The new arrangement calls for CLIC, a 100% owned subsidiary of China Construction Bank Corporation, to become the majority owner of the joint venture with a 70% share, while Norwegian, is owned by the Irish leasing subsidiary Arctic Aviation Assets, which holds the rest. The new company, which will be based in Ireland will purchase the aircraft from Norwegian upon delivery. CLIC will provide the necessary financing for the aircraft as part of the joint venture.
According to ainonline.com, during a third-quarter earnings presentation with analysts, Karlsen confirmed the leasing joint venture will launch with just 27 A320neo aircraft—scheduled for delivery from 2020 to 2023— though he indicated Norwegian might sell more units into the new company. “I think this is a start of a long-lasting strategic relationship with CCB,” he said. “We created a vehicle that gives us flexibility. We can even lease aircraft from this company to Norwegian, which is not Plan A but it gives us flexibility.” At the end of September, Airbus held unfulfilled firm orders from Norwegian for 58 A320neo and 30 A321neo jets, according to the OEM’s latest orders and deliveries overview. Norwegian placed the order with Airbus in 2012 as part of a $21 billion spending spree on 222 new aircraft that also consisted of an agreement with Boeing to buy 122 737 Max jets. Norwegian operates only Boeing aircraft, a mix of 787s and 737s.
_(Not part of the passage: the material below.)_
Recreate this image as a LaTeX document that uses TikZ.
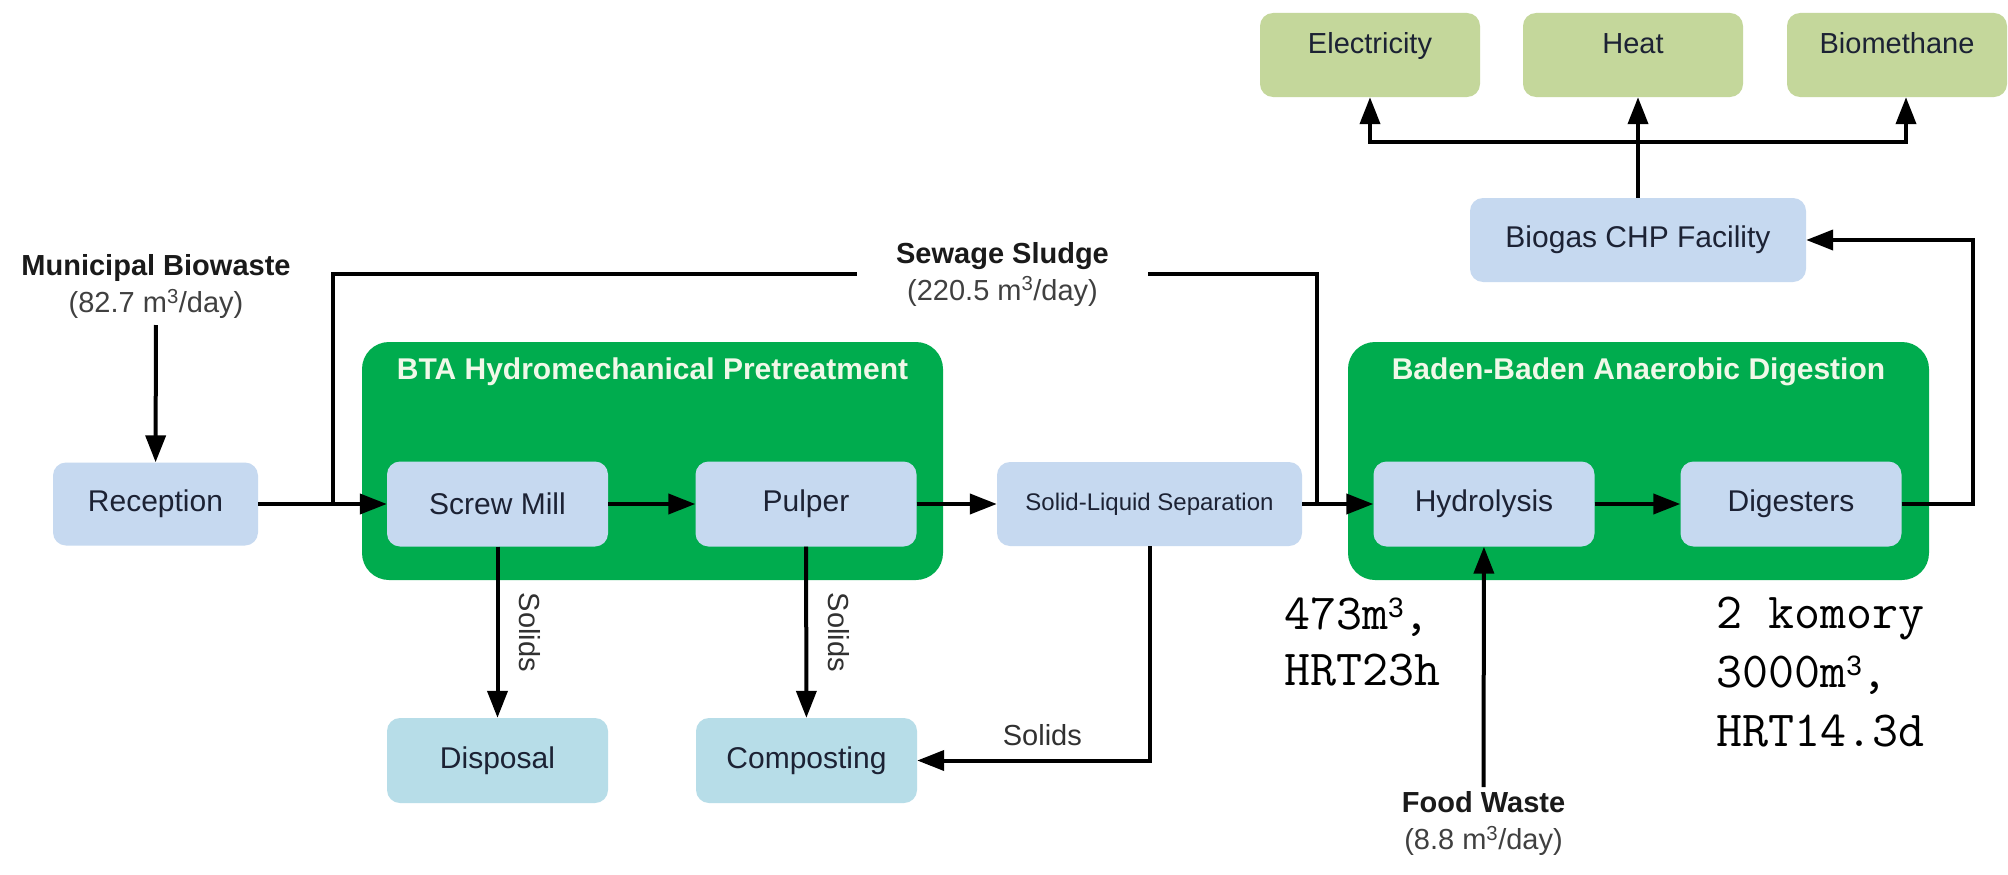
\documentclass[tikz,border=0pt]{standalone}
\usepackage{fontspec}
\setmainfont{Liberation Sans}
\usetikzlibrary{arrows.meta,calc}

\definecolor{groupgreen}{RGB}{0,172,78}
\definecolor{procblue}{RGB}{198,217,240}
\definecolor{sinkteal}{RGB}{183,221,232}
\definecolor{prodgreen}{RGB}{196,215,155}
\definecolor{boxtext}{RGB}{28,34,52}
\definecolor{titletext}{RGB}{240,248,232}
\definecolor{labeltext}{RGB}{26,26,26}
\definecolor{subtext}{RGB}{64,64,64}

% small serif superscript cube for the reactor notes
\newcommand{\cubesup}{\raisebox{12pt}{\rmfamily\fontsize{28}{28}\selectfont 3}}

\tikzset{
  panel/.style={fill=groupgreen, rounded corners=27pt, inner sep=0pt},
  paneltitle/.style={text=titletext, font=\bfseries\fontsize{30}{36}\selectfont, inner sep=0pt},
  proc/.style={fill=procblue, rounded corners=13pt, minimum width=221pt, minimum height=85pt,
    text=boxtext, font=\fontsize{30}{36}\selectfont, inner sep=0pt},
  sink/.style={proc, fill=sinkteal},
  prod/.style={proc, fill=prodgreen, minimum width=220pt, minimum height=84pt,
    font=\fontsize{29}{35}\selectfont, text height=21pt, text depth=24pt},
  lbl/.style={align=center, text=labeltext, font=\fontsize{29}{37}\selectfont, inner sep=6pt},
  flow/.style={line width=4pt},
  arr/.style={flow, -{Triangle[length=27pt,width=20pt]}},
  solids/.style={midway, rotate=-90, anchor=south, inner ysep=20pt, inner xsep=0pt,
    text=labeltext!90, font=\fontsize{29}{35}\selectfont},
  solidsh/.style={text=labeltext!90, font=\fontsize{29}{35}\selectfont, inner sep=13pt},
  anno/.style={align=left, inner sep=0pt, font=\ttfamily\fontsize{50.5}{56}\selectfont},
}

\begin{document}
\begin{tikzpicture}[x=1pt,y=-1pt]
\useasboundingbox (0,0) rectangle (2008,875);
\fill[white] (0,0) rectangle (2008,875);

% process groups
\node[panel, minimum width=581pt, minimum height=238pt] (bta) at (652.5,461) {};
\node[paneltitle] (btatitle) at (652.5,372) {BTA Hydromechanical Pretreatment};
\node[panel, minimum width=581pt, minimum height=238pt] (bad) at (1638.5,461) {};
\node[paneltitle] (badtitle) at (1638.5,372) {Baden-Baden Anaerobic Digestion};

% main process line
\node[proc, minimum width=205pt, minimum height=83pt] (rec) at (155.5,504) {Reception};
\node[proc] (screw) at (497.5,504) {Screw Mill};
\node[proc] (pulp) at (806,504) {Pulper};
\node[proc, minimum width=305pt, minimum height=84pt, font=\fontsize{24}{29}\selectfont] (sls) at (1149.5,504) {Solid-Liquid Separation};
\node[proc] (hyd) at (1484,504) {Hydrolysis};
\node[proc] (dig) at (1791,504) {Digesters};
\node[proc, minimum width=336pt, minimum height=84pt] (chp) at (1638,240) {Biogas CHP Facility};

% solids outlets
\node[sink] (disp) at (497.5,760.5) {Disposal};
\node[sink] (comp) at (806.5,760.5) {Composting};

% energy products
\node[prod] (elec) at (1370,55) {Electricity};
\node[prod] (heat) at (1633,55) {Heat};
\node[prod] (bio) at (1897,55) {Biomethane};

% feed streams
\node[lbl, anchor=south] (muni) at (156,325) {\textbf{Municipal Biowaste}\\{\color{subtext}(82.7 m\textsuperscript{3}/day)}};
\node[lbl, minimum width=291pt, inner xsep=0pt] (sludge) at (1002.5,274) {\textbf{Sewage Sludge}\\{\color{subtext}(220.5 m\textsuperscript{3}/day)}};
\node[lbl, anchor=north, inner sep=4pt] (food) at (1483.5,787) {\textbf{Food Waste}\\{\color{subtext}(8.8 m\textsuperscript{3}/day)}};

% reactor notes
\node[anno, anchor=north west] (hydnote) at (1284,598) {473m\cubesup,\\HRT23h};
\node[anno, anchor=north west, font=\ttfamily\fontsize{50.5}{59}\selectfont] (dignote) at (1716,597) {2 komory\\3000m\cubesup,\\HRT14.3d};

% junctions
\coordinate (jL) at (333,504);
\coordinate (jR) at (1317,504);
\coordinate (jC) at (1973,504);
\coordinate (split) at (1638,142);

% connectors
\draw[arr] (muni) -- (rec);
\draw[arr] (rec) -- (screw);
\draw[arr] (screw) -- (pulp);
\draw[arr] (pulp) -- (sls);
\draw[arr] (sls) -- (hyd);
\draw[arr] (hyd) -- (dig);
\draw[flow] (sludge.west) -| (jL);
\draw[flow] (sludge.east) -| (jR);
\draw[arr] (food) -- (hyd);
\draw[arr] (dig.east) -- (jC) |- (chp.east);
\draw[arr] (chp.north) -- (chp.north |- heat.south);
\draw[arr] (split) -| (elec.south);
\draw[arr] (split) -| ([xshift=9pt]bio.south);

\draw[arr] (screw) -- node[solids] {Solids} (disp);
\draw[arr] (pulp) -- node[solids] {Solids} (comp);
\draw[arr] (sls.south) |- node[pos=0.75, above, xshift=9pt, solidsh] {Solids} (comp.east);
\end{tikzpicture}
\end{document}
According to Karlsen, Norwegian will make a profit on each of the aircraft it will sell to the new venture. Both partners will carry marketing responsibility and jointly place the aircraft in the market. “The aircraft could go to the Chinese market but also to the international market,” he said.
The deal for the 27 aircraft will reduce Norwegian’s committed capital expenditure by approximately $1.5 billion and adds to parallel efforts to raise cash, including selling some of its 737NGs. Earlier his month, it sold five examples to China Aircraft Leasing Group Holdings Limited.
Norwegian has committed to a cautious approach to selling off more 737s due to the Max grounding, Karlsen said. “Ideally, we would like to sell more NGs but we have to be careful with the Max situation,” he said. Norwegian has not incorporated its 18 grounded 737 Max 8s in its winter schedule and does expect the aircraft to return to service in late March 2020 “at the earliest.” The grounding of its Max fleet has cost the airline 800 million Norwegian kroner ($87 million) so far, a figure expected to increase to NOK1 billion for the full financial year.